On the other hand, citrus always presents an EF above 0.9. All the other crops present EF values above 0.5 in most simulations. These results are not much different from those of previous studies [
6], which obtained EF values between 0.23 and 0.71, and only one crop presented a value higher than 0.71.
The proposed approach allows disaggregating agricultural data at a detailed level, being relevant for agricultural economics analysis. As with other crop mapping studies, the quality of maps depends on the quality of data sources [
7]. From an economic point of view, knowing land uses will allow for the identification of total yields and the economic output of agricultural areas. This model is also well suited when the data variation is great, such as the case of Mediterranean regions where crop acreage, farm economics, and production technologies have a high variability. The model’s results can also be aggregated (up-scaled) into different spatial units, such as agro-ecological zones, providing another framework for analysis [
6]. The model results allow for the revealing of contrasts related to different farms’ strategies and different biophysical conditions and it provides information on the location of crops in the territory but does not differentiate them according to the productive system.
Therefore, the proposed model offers an effective way to disaggregate data at a detailed level, but further research is necessary to improve previous estimates and integrate the different layers of information.
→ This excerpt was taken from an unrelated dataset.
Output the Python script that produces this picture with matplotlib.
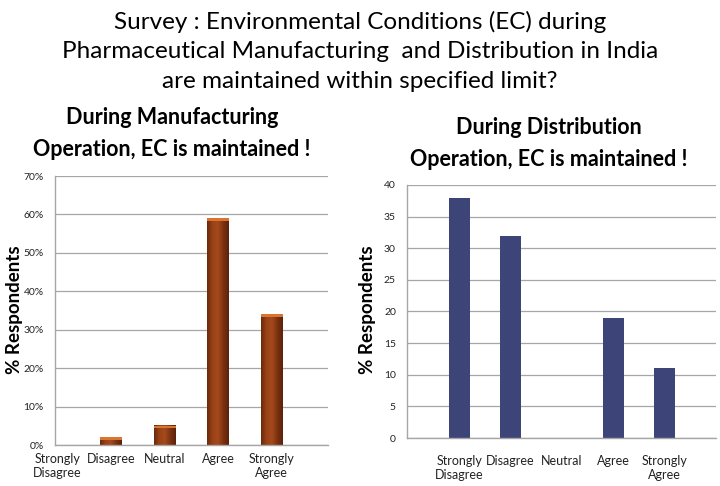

Also, changing the crop patterns over time is important as crop patterns change over space [
7] and there must be efforts to estimate land-use continuously over time [
17,
18,
19]. One line of research will be to test other classification algorithms. This research focused on two known ones to provide a detailed experience of the feasibility of these approaches because they are very known and used widely. Nevertheless, it may be tested further using other classification algorithms, such as the random forest algorithm.